Turabi’s comments came as the New York-based Human Rights Watch voiced concerns that detainees arrested following the weekend attack by Darfur rebels on Khartoum might have been tortured or killed.

 
The attack, the first on the Sudanese capital, triggered mass arrests in the east African nation. Human Rights Watch said it had received unconfirmed reports that at least two of the detainees were “summarily executed in public.”

 
The Sudanese government has denied the report.

 
In and out of high office and jails

Turabi was the most high profile of the detainees. The head of the opposition Popular Congress Party, he has held senior positions in government over the course of his four decades in politics. But he has also been in and out of jails during this period and is currently the arch foe of Sudanese President Omar Hassan al-Bashir.

 
Educated at the University of London as well as the Sorbonne in Paris, the Islamist ideologue has had close links with some of the world’s best-known Islamist figures, including Osama bin Laden, who he hosted during the Saudi dissident’s exile in Sudan between 1990-1996.

 
His latest clash with Bashir follows the weekend attacks by Darfur's Islamist rebel Justice and Equality Movement (JEM) on a western suburb of Khartoum. Turabi is believed to have been a mentor to JEM rebel leader Khalil Ibrahim.

 
But the Islamist ideologue has repeatedly denied any links or responsibility for the Khartoum assault. “They asked me if I had been involved in the rebel attack against Khartoum,” he told FRANCE 24. “Obviously, I responded simply that I had absolutely no involvement in what had happened.”

 
Khartoum has blamed Chad for the attack and has cut off diplomatic ties with its western neighbour. The Chadian government has denied involvement in the assault.

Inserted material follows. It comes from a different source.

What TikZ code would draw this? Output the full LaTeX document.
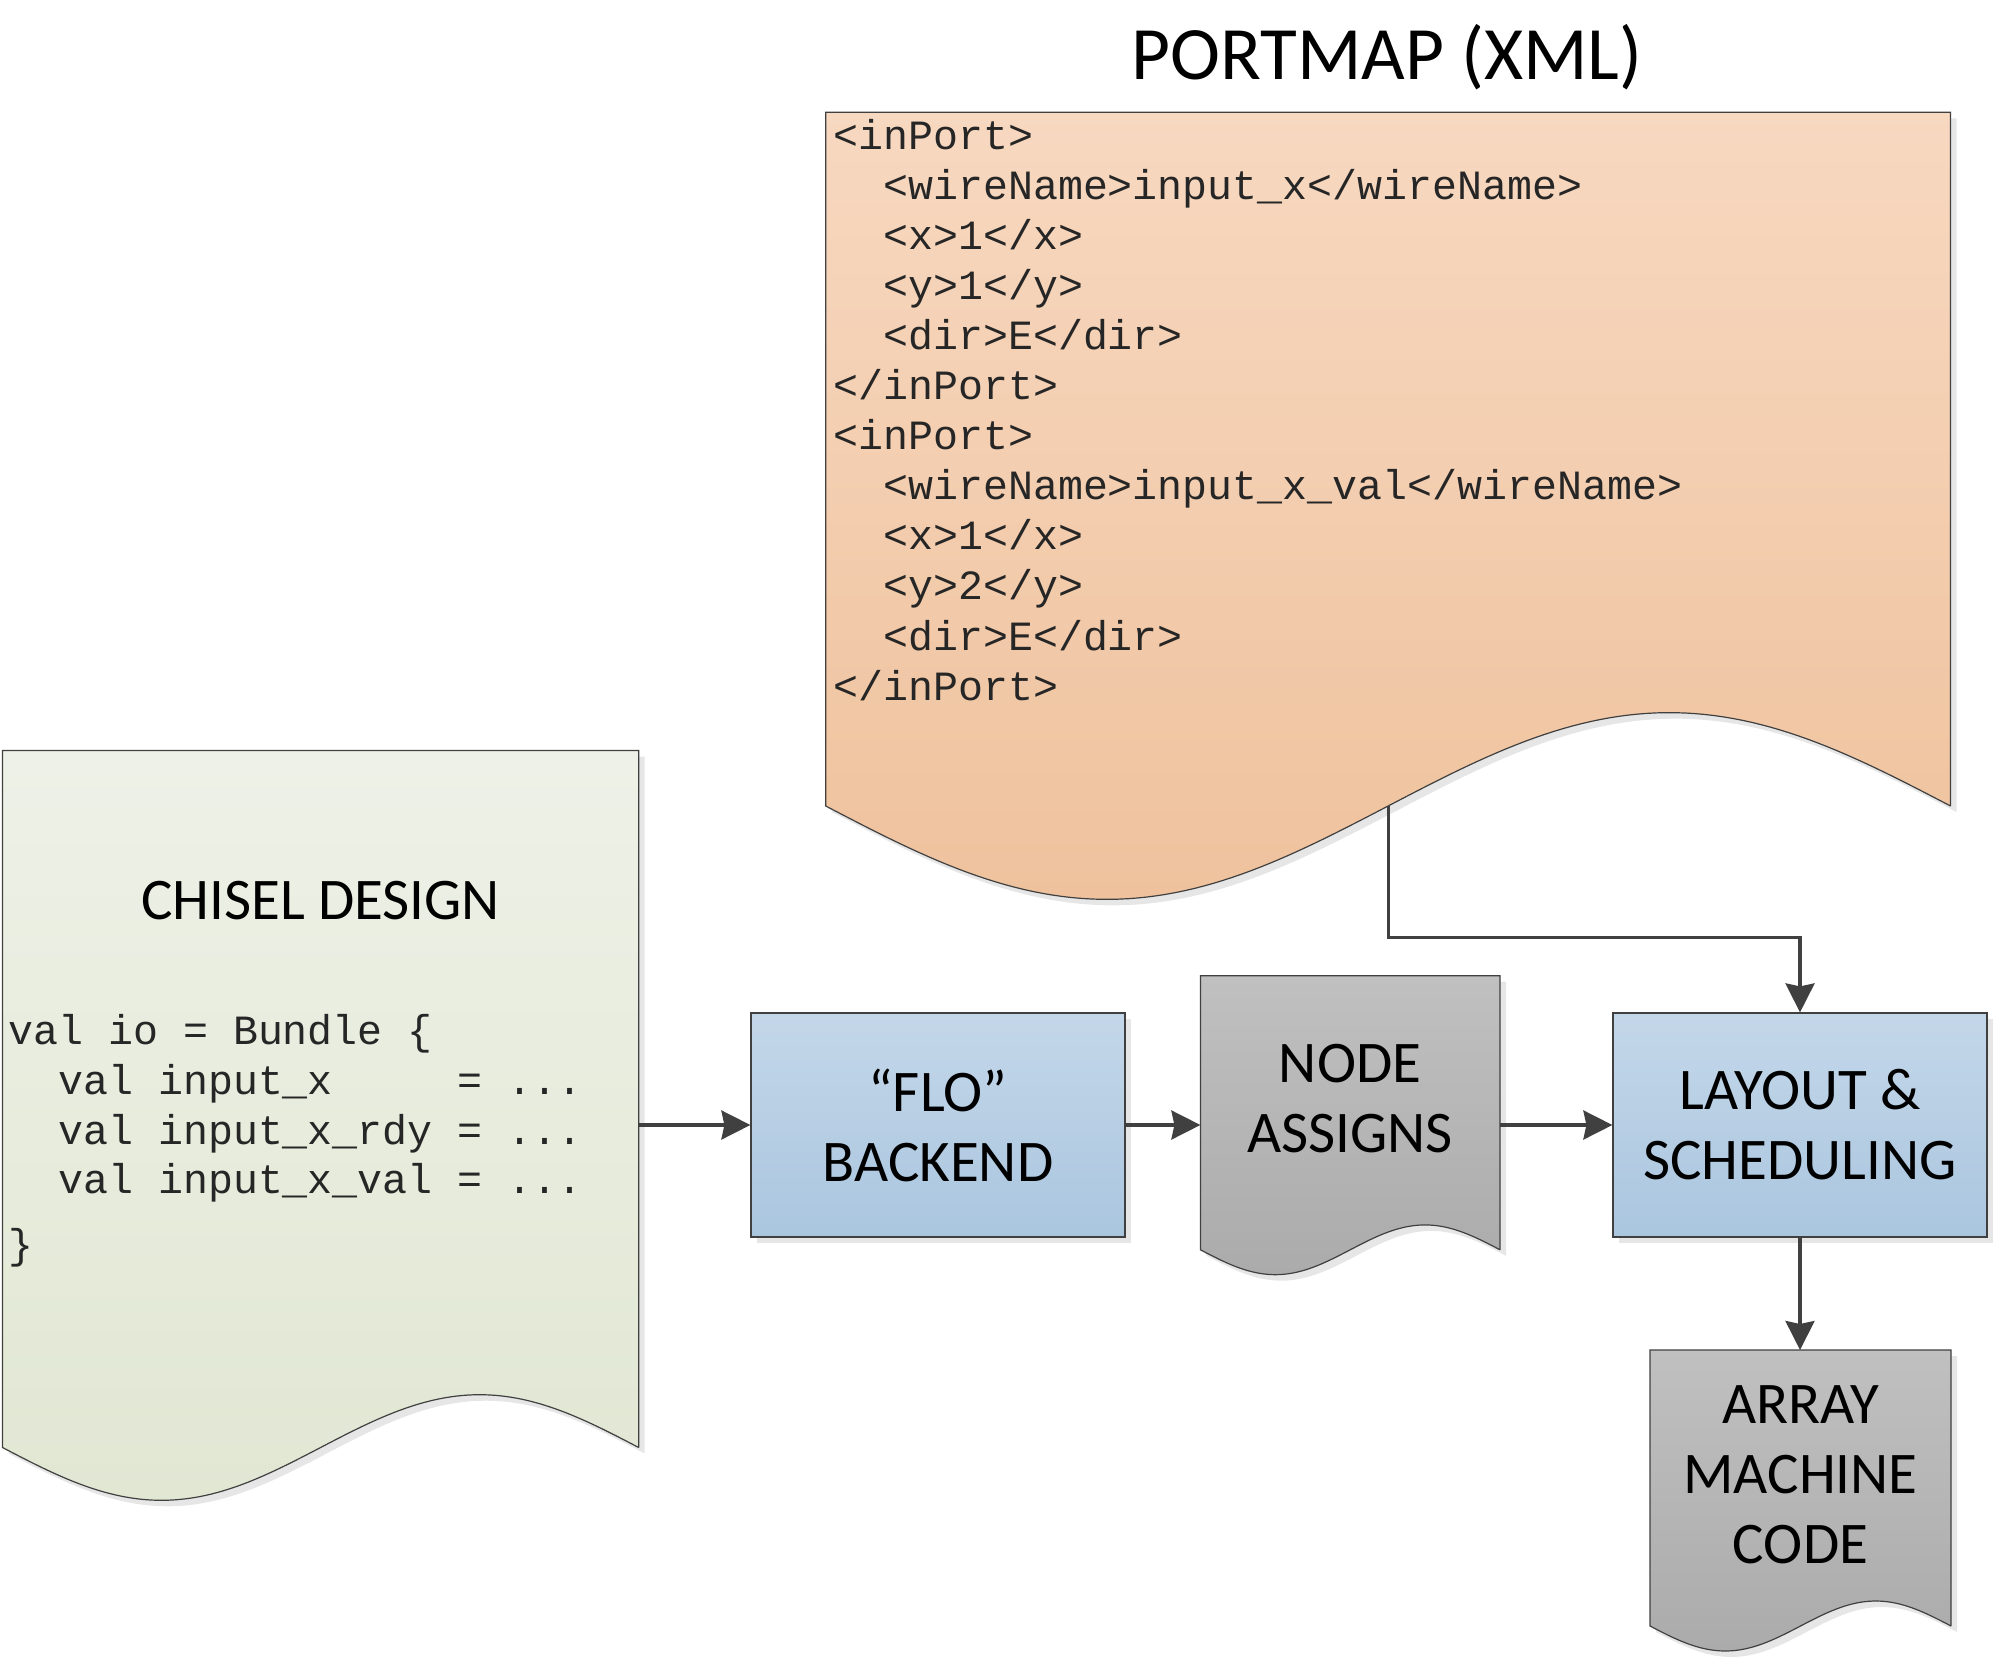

Speaking about the five year Darfur conflict, which has claimed about 200,000 lives and driven more than 2.5 million from their homes, Turabi said the only solution was a peaceful, democratic resolution.

 “The best solution for the Sudanese government is to resolve the crisis in Darfur in a peaceful manner, without recourse to violence,” he said. “The government also has to respect democracy and accept the power of the ballot and guarantee political rights to its citizens.”